We can go further still. What if we allow our permuted strands to twist around each other, forming braids? This gives the Braid Group, $B_n$. Its representations are famously connected to knot theory and the celebrated Jones polynomial. It turns out that key representations of the braid group are deeply related to those of the symmetric group. Central elements of the braid group, which correspond to a full twist of all the strands, must act as a simple number on the irreducible blocks of the representation space—a direct consequence of the same logic (Schur's Lemma) that underpins the duality. This reveals a breathtaking connection between the quantum theory of spin, the classification of knots, and the world of abstract algebra.
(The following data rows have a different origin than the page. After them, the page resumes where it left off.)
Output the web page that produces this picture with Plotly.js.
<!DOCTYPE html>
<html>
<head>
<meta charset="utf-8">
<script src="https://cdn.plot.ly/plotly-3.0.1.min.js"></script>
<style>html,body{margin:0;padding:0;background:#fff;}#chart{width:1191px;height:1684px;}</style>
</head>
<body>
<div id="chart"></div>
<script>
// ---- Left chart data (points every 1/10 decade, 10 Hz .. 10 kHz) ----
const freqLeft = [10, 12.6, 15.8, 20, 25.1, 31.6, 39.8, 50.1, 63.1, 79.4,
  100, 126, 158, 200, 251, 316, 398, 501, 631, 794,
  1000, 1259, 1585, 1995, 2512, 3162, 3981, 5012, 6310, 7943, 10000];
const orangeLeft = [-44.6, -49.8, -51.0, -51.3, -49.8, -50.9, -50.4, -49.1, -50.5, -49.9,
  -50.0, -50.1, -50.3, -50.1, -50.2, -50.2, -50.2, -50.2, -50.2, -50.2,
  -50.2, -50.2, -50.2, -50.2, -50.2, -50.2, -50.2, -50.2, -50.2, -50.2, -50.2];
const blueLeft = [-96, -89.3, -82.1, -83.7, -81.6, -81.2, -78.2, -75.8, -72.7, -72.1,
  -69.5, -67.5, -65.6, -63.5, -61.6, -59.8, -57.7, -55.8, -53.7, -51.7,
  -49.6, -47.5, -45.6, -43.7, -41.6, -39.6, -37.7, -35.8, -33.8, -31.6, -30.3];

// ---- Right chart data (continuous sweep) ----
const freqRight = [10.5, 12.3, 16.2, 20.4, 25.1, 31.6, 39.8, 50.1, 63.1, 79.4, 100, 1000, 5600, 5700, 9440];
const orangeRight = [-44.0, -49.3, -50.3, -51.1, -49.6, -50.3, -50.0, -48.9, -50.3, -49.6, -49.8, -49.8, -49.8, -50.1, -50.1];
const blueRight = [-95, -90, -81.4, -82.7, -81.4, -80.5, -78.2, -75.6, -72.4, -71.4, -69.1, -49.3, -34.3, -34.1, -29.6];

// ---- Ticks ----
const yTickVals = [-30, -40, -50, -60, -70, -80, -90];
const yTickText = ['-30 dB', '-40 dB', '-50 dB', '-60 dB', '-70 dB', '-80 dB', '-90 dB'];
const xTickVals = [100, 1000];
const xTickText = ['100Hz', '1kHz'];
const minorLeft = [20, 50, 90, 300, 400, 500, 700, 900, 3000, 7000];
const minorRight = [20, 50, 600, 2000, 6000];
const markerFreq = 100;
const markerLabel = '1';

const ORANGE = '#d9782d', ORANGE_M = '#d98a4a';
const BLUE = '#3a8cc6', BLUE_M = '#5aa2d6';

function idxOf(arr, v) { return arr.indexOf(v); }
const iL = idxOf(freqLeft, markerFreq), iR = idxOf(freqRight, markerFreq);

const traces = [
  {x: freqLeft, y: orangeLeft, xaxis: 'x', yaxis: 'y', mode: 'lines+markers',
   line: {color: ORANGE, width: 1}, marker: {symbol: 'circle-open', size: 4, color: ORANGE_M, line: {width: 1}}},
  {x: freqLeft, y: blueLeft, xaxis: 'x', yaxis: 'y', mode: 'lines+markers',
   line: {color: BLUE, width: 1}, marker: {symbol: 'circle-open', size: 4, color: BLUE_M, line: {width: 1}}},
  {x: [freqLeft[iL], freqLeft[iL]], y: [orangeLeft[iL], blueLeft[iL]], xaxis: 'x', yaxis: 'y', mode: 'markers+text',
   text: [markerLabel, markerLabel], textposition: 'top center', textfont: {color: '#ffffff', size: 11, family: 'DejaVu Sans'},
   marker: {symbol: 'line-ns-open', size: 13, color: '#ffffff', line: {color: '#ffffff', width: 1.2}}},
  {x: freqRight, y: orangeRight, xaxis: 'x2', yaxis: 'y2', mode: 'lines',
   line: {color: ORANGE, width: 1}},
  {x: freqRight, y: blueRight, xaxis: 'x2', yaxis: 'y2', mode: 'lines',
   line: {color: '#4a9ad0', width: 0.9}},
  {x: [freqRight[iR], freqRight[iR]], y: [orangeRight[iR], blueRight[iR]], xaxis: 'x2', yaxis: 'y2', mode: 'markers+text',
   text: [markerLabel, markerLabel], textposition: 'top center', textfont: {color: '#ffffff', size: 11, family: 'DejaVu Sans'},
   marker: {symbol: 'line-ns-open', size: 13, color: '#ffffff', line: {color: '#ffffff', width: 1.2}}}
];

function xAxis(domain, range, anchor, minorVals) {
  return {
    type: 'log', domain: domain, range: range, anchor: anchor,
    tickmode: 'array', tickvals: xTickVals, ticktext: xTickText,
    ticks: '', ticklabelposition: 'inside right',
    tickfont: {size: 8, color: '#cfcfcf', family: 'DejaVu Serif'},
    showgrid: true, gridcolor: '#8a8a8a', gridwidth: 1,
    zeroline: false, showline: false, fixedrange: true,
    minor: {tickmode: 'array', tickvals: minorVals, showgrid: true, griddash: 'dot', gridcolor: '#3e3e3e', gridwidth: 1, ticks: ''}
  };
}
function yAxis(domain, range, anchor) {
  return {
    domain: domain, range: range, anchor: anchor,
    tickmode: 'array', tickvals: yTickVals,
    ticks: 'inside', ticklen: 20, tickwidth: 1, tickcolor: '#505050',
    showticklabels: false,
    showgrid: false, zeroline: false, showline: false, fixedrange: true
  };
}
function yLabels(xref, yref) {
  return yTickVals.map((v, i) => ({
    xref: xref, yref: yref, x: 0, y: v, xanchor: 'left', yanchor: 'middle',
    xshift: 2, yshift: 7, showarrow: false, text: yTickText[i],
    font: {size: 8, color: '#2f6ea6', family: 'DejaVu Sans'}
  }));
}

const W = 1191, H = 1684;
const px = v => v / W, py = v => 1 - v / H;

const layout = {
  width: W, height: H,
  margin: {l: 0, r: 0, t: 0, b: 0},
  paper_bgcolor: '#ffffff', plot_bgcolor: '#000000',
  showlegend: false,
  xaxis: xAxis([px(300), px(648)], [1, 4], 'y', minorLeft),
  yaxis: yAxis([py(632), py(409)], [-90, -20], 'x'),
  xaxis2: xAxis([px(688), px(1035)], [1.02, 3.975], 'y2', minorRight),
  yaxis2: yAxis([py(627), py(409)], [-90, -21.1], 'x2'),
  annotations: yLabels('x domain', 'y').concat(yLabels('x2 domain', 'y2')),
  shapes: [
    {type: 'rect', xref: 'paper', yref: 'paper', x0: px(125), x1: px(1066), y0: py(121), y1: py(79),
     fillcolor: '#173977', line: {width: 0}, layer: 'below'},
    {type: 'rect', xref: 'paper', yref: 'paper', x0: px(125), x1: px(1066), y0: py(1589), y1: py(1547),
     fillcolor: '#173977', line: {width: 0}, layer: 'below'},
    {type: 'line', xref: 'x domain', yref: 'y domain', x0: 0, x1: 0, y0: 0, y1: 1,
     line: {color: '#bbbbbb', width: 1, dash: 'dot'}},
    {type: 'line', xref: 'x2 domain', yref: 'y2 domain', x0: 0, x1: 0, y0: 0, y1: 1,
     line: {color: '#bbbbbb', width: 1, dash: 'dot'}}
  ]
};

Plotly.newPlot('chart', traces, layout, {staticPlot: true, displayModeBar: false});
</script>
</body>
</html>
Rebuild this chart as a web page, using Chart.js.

A Calculator for the Abstract

Finally, the duality provides a powerful computational tool in mathematical physics. Suppose you need to calculate an average over all possible matrices in the unitary group $U(N)$, a task that arises in random matrix theory and quantum chaos. A brute-force integration is usually impossible. But Schur-Weyl duality comes to the rescue. It tells us that when we average an operator over the entire group, the only parts that survive are those that were already invariant—the parts that commute with all group elements. And we know what those are: they are simply the linear combinations of permutation operators! This insight can transform a monstrous integral over a continuous space into a simple, finite algebraic calculation involving traces and permutations, allowing for the exact computation of quantities like the moments of matrix elements.

From organizing the states of matter to protecting future computers and untangling knots, Schur-Weyl duality is a testament to the profound unity of nature's laws. It is a recurring pattern, a deep structural truth about how symmetry works. Discovering such a pattern, and seeing its reflection in so many disparate corners of the universe, is one of the greatest joys and privileges of science. It reminds us that there is a hidden music in the world, and with the right tools, we can all learn to hear it.